_Work to do_
Only lines holding the string "this" are wanted; copy each one from the material.

----

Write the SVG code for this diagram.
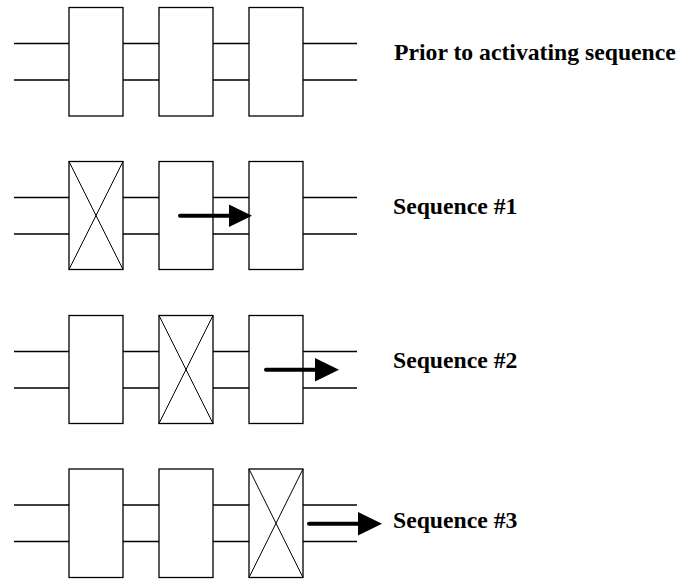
<svg xmlns="http://www.w3.org/2000/svg" width="684" height="580" viewBox="0 0 684 580">
<style>
.box{fill:#fff;stroke:#000;stroke-width:1.3}
.x{stroke:#000;stroke-width:1;fill:none}
.w{stroke:#000;stroke-width:1.3;fill:none}
.arr{stroke:#000;stroke-width:4;stroke-linecap:round;fill:none}
.head{fill:#000}
.lbl{font-family:"Liberation Serif","Times New Roman",serif;font-weight:bold;font-size:23.7px;fill:#000}
</style>
<rect width="684" height="580" fill="#fff"/>
<g id="connectors">
  <path class="w" d="M14 43.5H69M123 43.5H159M213 43.5H249M303 43.5H357M14 80H69M123 80H159M213 80H249M303 80H357"/>
  <path class="w" d="M14 197.5H69M123 197.5H159M213 197.5H249M303 197.5H357M14 234H69M123 234H159M213 234H249M303 234H357"/>
  <path class="w" d="M14 351.5H69M123 351.5H159M213 351.5H249M303 351.5H357M14 388H69M123 388H159M213 388H249M303 388H357"/>
  <path class="w" d="M14 505H69M123 505H159M213 505H249M303 505H357M14 541.5H69M123 541.5H159M213 541.5H249M303 541.5H357"/>
</g>
<g id="row1">
  <g id="r1b1"><rect class="box" x="69" y="7.5" width="54" height="108.5"/></g>
  <g id="r1b2"><rect class="box" x="159" y="7.5" width="54" height="108.5"/></g>
  <g id="r1b3"><rect class="box" x="249" y="7.5" width="54" height="108.5"/></g>
  <text class="lbl" x="394" y="59.5">Prior to activating sequence</text>
</g>
<g id="row2">
  <g id="r2b1"><rect class="box" x="69" y="161.5" width="54" height="108"/><path class="x" d="M69 161.5L123 269.5M123 161.5L69 269.5"/></g>
  <g id="r2b2"><rect class="box" x="159" y="161.5" width="54" height="108"/></g>
  <g id="r2b3"><rect class="box" x="249" y="161.5" width="54" height="108"/></g>
  <g id="r2arrow"><path class="arr" d="M180 215.7H232"/><path class="head" d="M229 204.5L252 215.7L229 227Z"/></g>
  <text class="lbl" x="393" y="214">Sequence #1</text>
</g>
<g id="row3">
  <g id="r3b1"><rect class="box" x="69" y="315.5" width="54" height="108"/></g>
  <g id="r3b2"><rect class="box" x="159" y="315.5" width="54" height="108"/><path class="x" d="M159 315.5L213 423.5M213 315.5L159 423.5"/></g>
  <g id="r3b3"><rect class="box" x="249" y="315.5" width="54" height="108"/></g>
  <g id="r3arrow"><path class="arr" d="M266 369.7H318"/><path class="head" d="M315 358L339 369.7L315 381.5Z"/></g>
  <text class="lbl" x="393" y="368">Sequence #2</text>
</g>
<g id="row4">
  <g id="r4b1"><rect class="box" x="69" y="469" width="54" height="108.5"/></g>
  <g id="r4b2"><rect class="box" x="159" y="469" width="54" height="108.5"/></g>
  <g id="r4b3"><rect class="box" x="249" y="469" width="54" height="108.5"/><path class="x" d="M249 469L303 577.5M303 469L249 577.5"/></g>
  <g id="r4arrow"><path class="arr" d="M309 523.7H361"/><path class="head" d="M358 512L382 523.7L358 535.5Z"/></g>
  <text class="lbl" x="393" y="527.5">Sequence #3</text>
</g>
</svg>
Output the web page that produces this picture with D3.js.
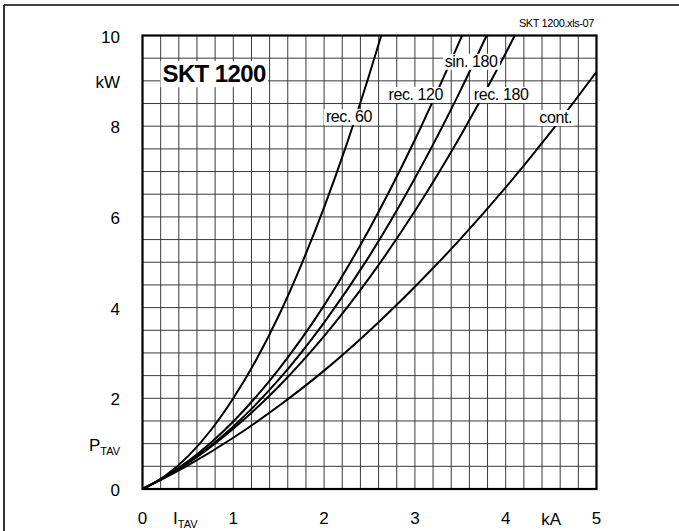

----

_Answer in full_
Write the SVG code for this diagram.
Output the web page that produces this picture with D3.js.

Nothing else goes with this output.